Yikes… Not what anyone likes to see unexpectedly… My Exchange server in our satellite site (EXSat) had a bad time recently and I don’t know why!
Let’s go through the steps I took to investigate and troubleshoot:
Step One – Event Viewer
Event Viewer often holds the answer to both “What the hell happened?” and “When the hell did this happen?”. In this case I’m looking for the kernel power event – specifically when it happened. So I navigate to [Event Viewer -> Windows Logs -> System] in the left console tree of Event Viewer, and sort the events by Level.
Ignoring (for this post) the flood of Cluster Name errors (I’m writing that post as I write this one)
Immediately we see that the OS has had two unexpected power cycles recently – the one I’m interested in investigating is the top event, whose date is just last evening at 7:45:12 PM. Now I look for ‘interesting’ events preceding this time that could explain what cause the power cycle.
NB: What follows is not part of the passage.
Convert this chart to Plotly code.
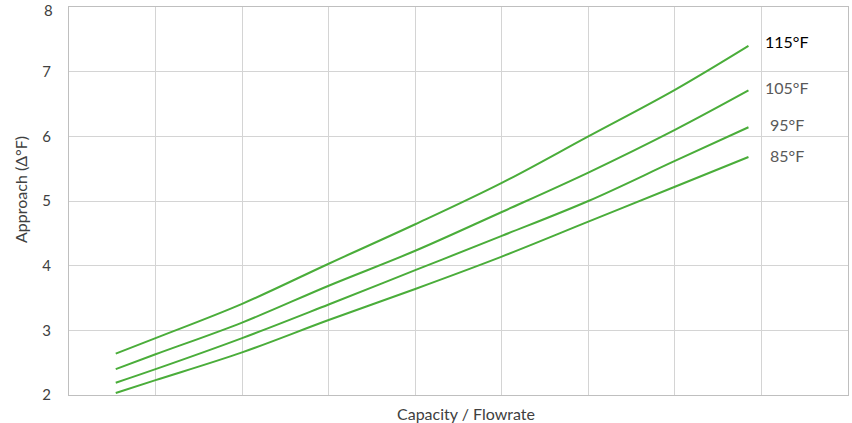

With the Kernel-Power event highlighted, sort by ‘Date and Time’; one click sorts earlier to later.
Unfortunately, none of the prior events show anything out of the ordinary. Some are normal start-up events (the boot following the power cycle happened at 7:45:07) and the earlier ones don’t seem to have caused a crash. One piece of information is extractable: the gap between the Service Control Manager event at 7:31:53 and the Kernel-Boot event at 7:45:07 should create a time boundary in which the offending crash occurred. So let’s see if we can find it.
Our System events container doesn’t seem to contain the crash cause, so let’s check some different event views. Filtering Application logs to show all events between 7:15 and 7:50 only shows that multiple Exchange services failed to reach the EXSat server. Not very helpful beyond confirming that EXSat was indeed offline.
The Security event viewer holds zero events between 7:15 and 7:50PM. Skunked.
Inside Applications and Services Logs there are multitudes of subfolders containing minute event information about OS and Exchange subsystems. I had a poke around but saw nothing indicative of a crash, halt, critical error, or the like. Event Viewer has come up empty.
Step Two – Google it!
Summarized as slim pickin’s. Most results suggested checking a crashdump file (none were generated on EXSat) and examining Event Viewer for powerup/down events and their neighbors.
Step Three – Accept the unknown and be thankful this isn’t production
You tell me, HAL.